Today's SOA Challenges
Today's enterprises are quickly adopting Service Oriented Architecture (SOA) as a strategy for delivering business applications that can be developed and extended quickly.
SOA is an approach to building business systems in which IT organizations deploy computing capabilities as coarse-grained, reusable blocks of functionality known as services. Typically, a service models a single task or repeatable process within the enterprise. Business analysts, enterprise architects, and developers assemble services into higher level constructs such as business processes, composite applications, and complex services.

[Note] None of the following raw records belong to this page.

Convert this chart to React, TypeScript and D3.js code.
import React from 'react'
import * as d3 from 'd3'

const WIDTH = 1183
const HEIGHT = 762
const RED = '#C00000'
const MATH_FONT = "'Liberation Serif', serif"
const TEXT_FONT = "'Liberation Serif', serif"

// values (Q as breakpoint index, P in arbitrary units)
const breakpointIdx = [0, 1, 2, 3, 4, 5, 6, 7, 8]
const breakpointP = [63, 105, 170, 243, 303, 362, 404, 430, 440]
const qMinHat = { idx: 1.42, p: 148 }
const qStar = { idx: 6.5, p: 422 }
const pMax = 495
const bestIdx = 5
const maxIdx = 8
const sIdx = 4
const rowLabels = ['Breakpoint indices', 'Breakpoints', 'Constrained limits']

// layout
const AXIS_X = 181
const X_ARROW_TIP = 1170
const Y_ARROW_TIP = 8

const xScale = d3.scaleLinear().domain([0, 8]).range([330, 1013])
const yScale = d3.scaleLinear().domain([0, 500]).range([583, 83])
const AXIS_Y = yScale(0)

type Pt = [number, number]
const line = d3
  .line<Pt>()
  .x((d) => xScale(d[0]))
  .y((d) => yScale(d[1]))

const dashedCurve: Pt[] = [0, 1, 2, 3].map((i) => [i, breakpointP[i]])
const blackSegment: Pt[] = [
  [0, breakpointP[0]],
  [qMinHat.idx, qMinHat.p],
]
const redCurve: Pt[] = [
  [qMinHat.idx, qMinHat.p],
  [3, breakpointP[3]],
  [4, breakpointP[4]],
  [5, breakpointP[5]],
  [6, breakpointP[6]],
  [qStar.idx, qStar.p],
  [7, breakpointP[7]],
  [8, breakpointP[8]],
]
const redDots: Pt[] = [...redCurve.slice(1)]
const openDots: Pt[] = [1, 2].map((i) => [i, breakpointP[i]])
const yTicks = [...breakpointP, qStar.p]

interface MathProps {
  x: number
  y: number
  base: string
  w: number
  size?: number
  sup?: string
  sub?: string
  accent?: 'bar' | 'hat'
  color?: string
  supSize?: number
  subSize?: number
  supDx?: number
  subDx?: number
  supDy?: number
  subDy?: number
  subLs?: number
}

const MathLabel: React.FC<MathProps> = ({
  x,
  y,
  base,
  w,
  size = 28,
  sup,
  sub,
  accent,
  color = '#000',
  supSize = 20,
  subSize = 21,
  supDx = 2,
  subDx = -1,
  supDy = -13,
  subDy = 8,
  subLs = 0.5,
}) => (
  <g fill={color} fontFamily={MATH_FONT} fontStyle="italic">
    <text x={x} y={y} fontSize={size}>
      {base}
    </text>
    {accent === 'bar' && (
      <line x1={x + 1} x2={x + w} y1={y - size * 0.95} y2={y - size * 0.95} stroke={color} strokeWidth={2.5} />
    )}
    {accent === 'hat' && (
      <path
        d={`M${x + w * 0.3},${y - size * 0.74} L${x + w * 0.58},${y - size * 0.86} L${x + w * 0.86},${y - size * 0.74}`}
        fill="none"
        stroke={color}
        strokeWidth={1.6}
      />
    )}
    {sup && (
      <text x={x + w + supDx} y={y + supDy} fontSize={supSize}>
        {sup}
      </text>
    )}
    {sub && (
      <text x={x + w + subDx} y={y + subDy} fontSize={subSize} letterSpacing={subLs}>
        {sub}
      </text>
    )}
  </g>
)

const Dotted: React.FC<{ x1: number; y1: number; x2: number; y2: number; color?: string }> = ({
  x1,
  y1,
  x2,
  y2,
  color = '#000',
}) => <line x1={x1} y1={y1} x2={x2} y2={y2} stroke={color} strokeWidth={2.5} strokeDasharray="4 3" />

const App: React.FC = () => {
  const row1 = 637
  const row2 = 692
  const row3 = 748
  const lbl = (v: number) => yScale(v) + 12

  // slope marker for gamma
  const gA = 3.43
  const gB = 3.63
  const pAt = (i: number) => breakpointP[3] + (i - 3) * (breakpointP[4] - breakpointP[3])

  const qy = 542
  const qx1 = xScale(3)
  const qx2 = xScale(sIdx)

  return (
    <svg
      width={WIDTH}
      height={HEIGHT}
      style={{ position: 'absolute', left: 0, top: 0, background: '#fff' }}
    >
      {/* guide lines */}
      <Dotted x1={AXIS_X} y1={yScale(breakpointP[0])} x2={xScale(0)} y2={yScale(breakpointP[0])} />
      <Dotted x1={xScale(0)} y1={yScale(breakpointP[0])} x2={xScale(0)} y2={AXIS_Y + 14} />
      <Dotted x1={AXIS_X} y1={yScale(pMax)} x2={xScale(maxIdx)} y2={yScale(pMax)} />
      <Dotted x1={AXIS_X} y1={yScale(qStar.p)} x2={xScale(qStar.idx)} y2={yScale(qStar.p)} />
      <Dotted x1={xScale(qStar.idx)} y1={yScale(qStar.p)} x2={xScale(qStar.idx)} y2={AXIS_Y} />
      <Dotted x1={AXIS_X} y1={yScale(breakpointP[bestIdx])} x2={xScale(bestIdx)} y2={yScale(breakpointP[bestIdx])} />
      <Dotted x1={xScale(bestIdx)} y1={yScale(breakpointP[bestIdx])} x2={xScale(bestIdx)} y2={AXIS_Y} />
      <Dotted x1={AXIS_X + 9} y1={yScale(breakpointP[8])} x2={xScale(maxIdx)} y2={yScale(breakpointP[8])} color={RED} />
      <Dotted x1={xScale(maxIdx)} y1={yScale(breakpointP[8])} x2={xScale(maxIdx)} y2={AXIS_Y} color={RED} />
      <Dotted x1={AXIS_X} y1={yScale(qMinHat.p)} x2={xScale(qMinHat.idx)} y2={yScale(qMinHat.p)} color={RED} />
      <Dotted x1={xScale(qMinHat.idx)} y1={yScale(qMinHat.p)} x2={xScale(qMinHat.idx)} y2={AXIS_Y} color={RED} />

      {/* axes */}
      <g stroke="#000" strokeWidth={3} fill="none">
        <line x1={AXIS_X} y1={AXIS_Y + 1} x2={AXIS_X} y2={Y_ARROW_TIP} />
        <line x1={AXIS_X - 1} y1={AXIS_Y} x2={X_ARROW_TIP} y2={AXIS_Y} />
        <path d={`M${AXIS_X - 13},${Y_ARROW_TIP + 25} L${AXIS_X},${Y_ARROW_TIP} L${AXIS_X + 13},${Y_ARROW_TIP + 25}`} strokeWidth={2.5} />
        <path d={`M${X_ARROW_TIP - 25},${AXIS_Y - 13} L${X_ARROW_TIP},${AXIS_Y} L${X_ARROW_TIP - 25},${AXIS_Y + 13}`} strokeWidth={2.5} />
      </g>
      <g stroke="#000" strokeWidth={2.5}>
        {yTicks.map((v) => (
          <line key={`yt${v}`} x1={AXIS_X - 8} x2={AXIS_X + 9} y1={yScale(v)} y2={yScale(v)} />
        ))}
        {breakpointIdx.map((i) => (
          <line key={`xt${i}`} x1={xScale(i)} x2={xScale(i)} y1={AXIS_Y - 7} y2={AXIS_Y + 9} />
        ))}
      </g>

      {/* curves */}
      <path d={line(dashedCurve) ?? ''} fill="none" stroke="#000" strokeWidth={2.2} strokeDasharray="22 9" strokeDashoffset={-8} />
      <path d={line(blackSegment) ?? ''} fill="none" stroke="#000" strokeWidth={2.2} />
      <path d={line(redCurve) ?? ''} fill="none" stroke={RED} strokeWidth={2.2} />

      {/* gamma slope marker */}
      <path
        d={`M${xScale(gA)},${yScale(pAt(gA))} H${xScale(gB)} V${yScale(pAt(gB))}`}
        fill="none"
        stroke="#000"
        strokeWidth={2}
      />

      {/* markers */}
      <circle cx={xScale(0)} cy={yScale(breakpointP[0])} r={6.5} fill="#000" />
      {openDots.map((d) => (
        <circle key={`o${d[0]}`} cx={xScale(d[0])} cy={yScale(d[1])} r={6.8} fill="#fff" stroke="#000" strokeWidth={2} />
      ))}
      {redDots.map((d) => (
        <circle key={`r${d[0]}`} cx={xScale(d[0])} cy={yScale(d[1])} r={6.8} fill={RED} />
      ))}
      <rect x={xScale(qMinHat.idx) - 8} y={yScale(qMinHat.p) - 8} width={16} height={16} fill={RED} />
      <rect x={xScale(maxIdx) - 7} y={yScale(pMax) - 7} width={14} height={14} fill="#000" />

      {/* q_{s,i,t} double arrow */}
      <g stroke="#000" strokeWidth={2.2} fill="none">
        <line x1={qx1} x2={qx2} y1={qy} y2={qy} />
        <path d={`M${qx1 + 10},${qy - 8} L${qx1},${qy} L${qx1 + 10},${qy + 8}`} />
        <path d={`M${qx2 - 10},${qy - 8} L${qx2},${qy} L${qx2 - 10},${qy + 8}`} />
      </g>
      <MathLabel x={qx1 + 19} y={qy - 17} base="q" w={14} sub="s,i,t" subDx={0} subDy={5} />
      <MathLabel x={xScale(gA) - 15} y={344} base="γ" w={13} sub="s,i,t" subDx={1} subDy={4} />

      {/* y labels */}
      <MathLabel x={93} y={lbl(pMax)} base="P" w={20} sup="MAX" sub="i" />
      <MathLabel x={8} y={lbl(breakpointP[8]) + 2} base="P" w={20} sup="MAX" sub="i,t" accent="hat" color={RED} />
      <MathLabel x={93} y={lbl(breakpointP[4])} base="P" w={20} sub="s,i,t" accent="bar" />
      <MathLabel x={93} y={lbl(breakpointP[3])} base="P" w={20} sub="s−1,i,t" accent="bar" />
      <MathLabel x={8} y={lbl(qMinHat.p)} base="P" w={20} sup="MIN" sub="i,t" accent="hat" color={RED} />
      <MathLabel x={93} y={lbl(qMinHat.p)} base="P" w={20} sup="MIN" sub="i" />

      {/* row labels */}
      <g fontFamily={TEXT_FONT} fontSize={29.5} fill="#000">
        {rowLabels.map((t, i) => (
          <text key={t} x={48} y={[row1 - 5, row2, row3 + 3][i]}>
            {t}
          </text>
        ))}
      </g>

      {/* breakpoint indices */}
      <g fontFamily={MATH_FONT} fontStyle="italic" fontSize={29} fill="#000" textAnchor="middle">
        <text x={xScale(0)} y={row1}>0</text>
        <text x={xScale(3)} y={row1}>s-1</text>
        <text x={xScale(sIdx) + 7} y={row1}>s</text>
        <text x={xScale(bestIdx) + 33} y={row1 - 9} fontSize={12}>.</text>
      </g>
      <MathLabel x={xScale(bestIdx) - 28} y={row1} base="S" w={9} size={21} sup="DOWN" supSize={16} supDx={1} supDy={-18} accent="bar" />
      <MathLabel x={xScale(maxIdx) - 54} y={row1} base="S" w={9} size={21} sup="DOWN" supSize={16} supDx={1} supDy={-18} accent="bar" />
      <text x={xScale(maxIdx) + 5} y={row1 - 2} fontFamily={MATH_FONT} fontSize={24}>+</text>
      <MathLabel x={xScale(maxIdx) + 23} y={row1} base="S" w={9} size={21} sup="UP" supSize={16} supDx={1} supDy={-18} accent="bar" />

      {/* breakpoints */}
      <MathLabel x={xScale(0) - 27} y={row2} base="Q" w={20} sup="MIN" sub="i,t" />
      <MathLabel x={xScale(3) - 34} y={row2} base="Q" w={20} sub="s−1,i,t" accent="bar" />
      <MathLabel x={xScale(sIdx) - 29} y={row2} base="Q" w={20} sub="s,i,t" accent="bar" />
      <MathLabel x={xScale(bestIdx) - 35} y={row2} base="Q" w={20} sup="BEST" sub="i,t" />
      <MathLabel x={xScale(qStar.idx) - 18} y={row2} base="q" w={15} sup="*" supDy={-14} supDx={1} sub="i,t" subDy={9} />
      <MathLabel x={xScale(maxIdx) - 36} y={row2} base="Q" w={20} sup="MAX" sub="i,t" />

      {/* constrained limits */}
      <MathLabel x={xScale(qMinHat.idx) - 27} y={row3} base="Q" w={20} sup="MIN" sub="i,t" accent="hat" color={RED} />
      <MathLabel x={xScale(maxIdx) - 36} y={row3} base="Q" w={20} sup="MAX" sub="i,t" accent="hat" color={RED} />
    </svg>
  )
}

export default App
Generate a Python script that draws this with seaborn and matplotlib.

IT organizations usually host services on various back-end systems within (or possibly outside) the enterprise and expose them to consumers in loosely coupled fashion through an enterprise service bus (ESB) or other mediator. Deploying services into a mediation layer provides the services with location transparency and implementation independence, allowing an IT organization to interchange and evolve back-end service implementations without disrupting the consumer applications that use them.
Despite its advantages, SOA requires a development and governance infrastructure that is radically different from traditional computing applications. To design, develop, and deploy SOA-based applications, architects and administrators must consider how to:
Manage a computing environment comprised of hundreds (or potentially thousands) of services and supporting artifacts.
Ensure that the many computing artifacts (for example., services, schemas, business processes) supplied by autonomous development organizations meet enterprise policies and standards.
Define processes to ensure that services and other artifacts are accepted into the SOA in a controlled and well defined way.
Provide a development environment in which developers and business analysts are encouraged to assemble applications from existing assets in the SOA rather than building them from scratch.
Evaluate the consequences of a proposed change on a complex array of interdependent artifacts.
Provide a development environment that accommodates the unique processes and requirements of individual development organizations.